And I saw, and I heard the voice of many angels, who were in a circle round the throne and the living creatures and the elders; and their number was ten thousands of ten thousands and thousands of thousands; and they were saying with a great voice:

The Lamb, which has been slain, is worthy to receive the power and the riches and the wisdom and the strength and the honour and the glory and the blessing.

The chorus of praise is taken up by the unnumbered hosts of the angels of heaven. They stand in a great outer circle round the throne and the living creatures and the elders and they begin their song. We have repeatedly seen how John takes his language from the Old Testament; and here there is in his memory David's great thanksgiving to God:

Blessed art thou, O Lord, the God of Israel, our Father, for

ever and ever. Thine, O Lord, is the greatness and the power

and the glory and the victory and the majesty; for all that is

in the heavens and in the earth is thine; thine is the kingdom

O Lord, and thou art exalted as head above all. Both riches

and honour come from thee, and thou rulest over all. In thy

hand are power and might; and in thy hand it is to make great,

and to give strength to all (1 Chronicles 29:10-12).

The song of the living creatures and of the elders told of the work of Christ in his death; now the angels sing of the possessions of Christ in his glory. Seven great possessions belong to the Risen Lord.

(i) To him belongs the power. Paul called Jesus, "Christ the power of God" (1 Corinthians 1:24). He is not one who can plan but never achieve; to him belongs the power. We can say triumphantly of him: "He is able."

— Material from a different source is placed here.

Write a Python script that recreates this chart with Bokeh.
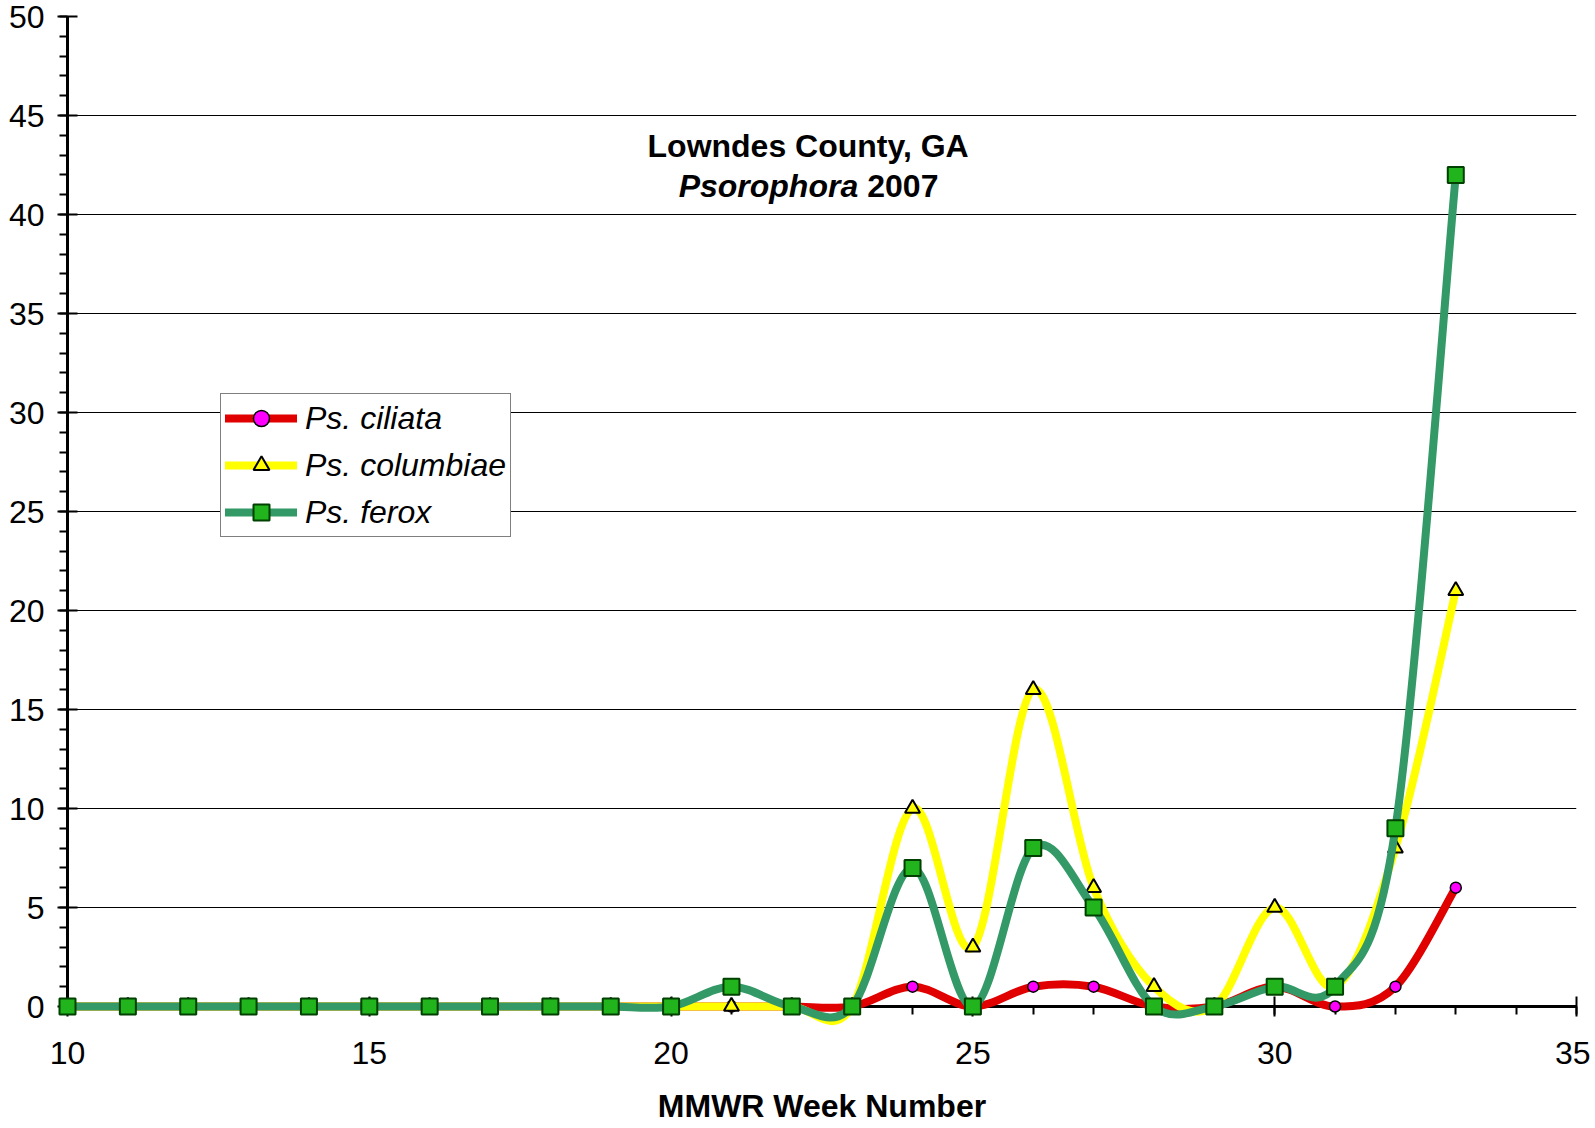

(ii) To him belongs the riches. "Though he was rich, yet for your sake he became poor" (2 Corinthians 8:9). Paul speaks of "the unsearchable riches of Christ" (Ephesians 3:8). There is no promise that Jesus Christ has made that he does not possess the resources to carry out. There is no claim on him which he cannot satisfy.

(iii) To him belongs the wisdom. Paul calls Jesus Christ "the wisdom of God" (1 Corinthians 1:24). He has the wisdom to know the secrets of God and the solution of the problems of life.

(iv) To him belongs the strength. Christ is the strong one who can disarm the powers of evil and overthrow Satan (Luke 11:22). There is no situation with which he cannot cope.

(v) To him belongs the honour. The day comes when to him every knee shall bow and every tongue shall confess that he is Lord (Php_2:11). A strange thing is that even those who are not Christian often honour Christ by admitting that in his teaching alone lies the hope of this distracted world.

(vi) To him belongs the glory. As John has it: "We beheld his glory, from glory as of the only Father, full of grace and truth" (John 1:14). Glory is that which by right belongs to God alone. To say that Jesus Christ possesses the glory is to say that he is divine.

(vii) To him belongs the blessing. Here is the inevitable climax of it all. All these things Jesus Christ possesses, and every one of them he uses in the service of the men for whom he lived and died; he does not clutch them to himself.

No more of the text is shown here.